What it Means to Be Hispanic American.
By Marisa Rivera.
This year’s theme for Hispanic Heritage Month is, “Hispanics: One Endless Voice to Enhance our Traditions.” When I reflect on the Hispanic American traditions, history and culture, a great sense of pride comes over me. I was born and raised in San Juan, Puerto Rico, a United States Commonwealth. My mother was from Madrid, Spain and my father was from Vieques, Puerto Rico. I grew up reciting both, the American Pledge of Allegiance and “La Borrinqueña” (national anthem of P.R.) every morning before we started classes. I was never asked to choose between my American, Spanish, Puerto Rican or African roots. Those roots made me who I am today. I am an American of Hispanic descent. I always have felt that being multi-cultural, multi-ethnic, multi-lingual has been an incredible asset.
I look forward to Hispanic Heritage month every year, because it gives us the opportunity to showcase the beauty, the richness, the traditions, the legacy and the accomplishments of our Hispanic brothers and sisters. It is that time of year that we pause to celebrate and honor and highlight the major contributions of Hispanic Americans in this country. It is a time to celebrate our U.S. Hispanic armed forces soldiers and veterans who have so bravely fought for freedom and democracy since the 1800s. A time to celebrate our Hispanic American sports celebrities, entertainers, scientists, doctors, researchers, artists, construction workers, field workers, health care providers, teachers, and all who have been part of forming the backbone of this great nation.
Hispanic Americans and their descendants have had a profound and lasting influence on American history, values, and culture. They have enhanced and shaped our national character with century-old traditions that reflect a history that ties us all together. We are a diverse group. Many tracing their roots to the cultures of the indigenous peoples of the Americas, including the Arawak’s, the Aztecs, the Incas, the Mayans, and the Tainos. Many others trace their roots to the Spanish Conquistadores, or Africans who were brought as slaves to the New World.
The truth of the matter is that Hispanics on this continent and in this country, pre-dates the founding of our nation in 1776 by nearly 300 years.
The Spanish colony of St. Augustine was established in 1563, El Paso was founded in 1598, and Santa Fe was established in 1609. The first permanent English colony, Jamestown, was not founded until 1607. Hispanics have been in this country for over 500 years, long before there were any Englishmen. Just think about the many Spanish names of our states and cities, like; California, La Florida, San Antonio, Santa Fe, Los Angeles, San Francisco, Las Cruces-Las Vegas! ALL are Spanish names!
Today, there are over 57 million Hispanics/Latinos living in the U.S., making up 18 percent of the population, with over one trillion dollars in purchasing power. Hispanic Americans are the largest minority group and the fastest growing small business segment in America today.

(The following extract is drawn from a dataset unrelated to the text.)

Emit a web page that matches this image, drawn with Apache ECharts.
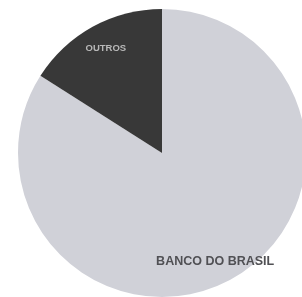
<!DOCTYPE html>
<html>
<head>
<meta charset="utf-8">
<script src="https://cdn.jsdelivr.net/npm/echarts@6/dist/echarts.min.js"></script>
<style>
  html, body { margin: 0; padding: 0; background: #fff; }
  #chart { width: 302px; height: 297px; }
</style>
</head>
<body>
<div id="chart"></div>
<script>
// fatias (estimadas da imagem)
const names = ['BANCO DO BRASIL', 'OUTROS']
const values = [84, 16]
const colors = ['#d0d1d8', '#383838']

const chart = echarts.init(document.getElementById('chart'), null, { renderer: 'canvas' })

const option = {
  animation: false,
  series: [{
    type: 'pie',
    center: [162, 153],
    radius: [0, 144],
    startAngle: 90,
    clockwise: true,
    itemStyle: { borderWidth: 0 },
    label: {
      show: true,
      position: 'inside',
      formatter: '{b}',
      fontFamily: 'Liberation Sans',
      fontWeight: 'bold'
    },
    labelLayout: function (params) {
      if (params.dataIndex === 0) return { dx: 17, dy: 43 }
      return { dx: -20, dy: -39 }
    },
    data: names.map((n, i) => ({
      name: n,
      value: values[i],
      itemStyle: { color: colors[i] },
      label: i === 0
        ? { color: '#505054', fontSize: 12.5 }
        : { color: '#b8b8b8', fontSize: 9.5 }
    }))
  }]
}

chart.setOption(option)
</script>
</body>
</html>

Hispanics have always played a major role in the growth, development and success of this country. The political, economic, social and cultural implications of this population strength are mind-boggling. For starters, in addition to growing at a rate four times faster than the general population, Latinos are creating new businesses at a rate three times greater than the general population. Latinos are also registering to vote at a rate five times greater than the general population.
It is our time to continue building a strong America with our cross-cultural assets, multi-lingual and multi-ethnic backgrounds as we grow in the world markets. We must play an active role in the nation’s future, economically, politically and socially, as we grow in numbers and influence.
At the end of the day – We are ALL Americanos. We are Americans of Hispanic descent! Let’s celebrate that!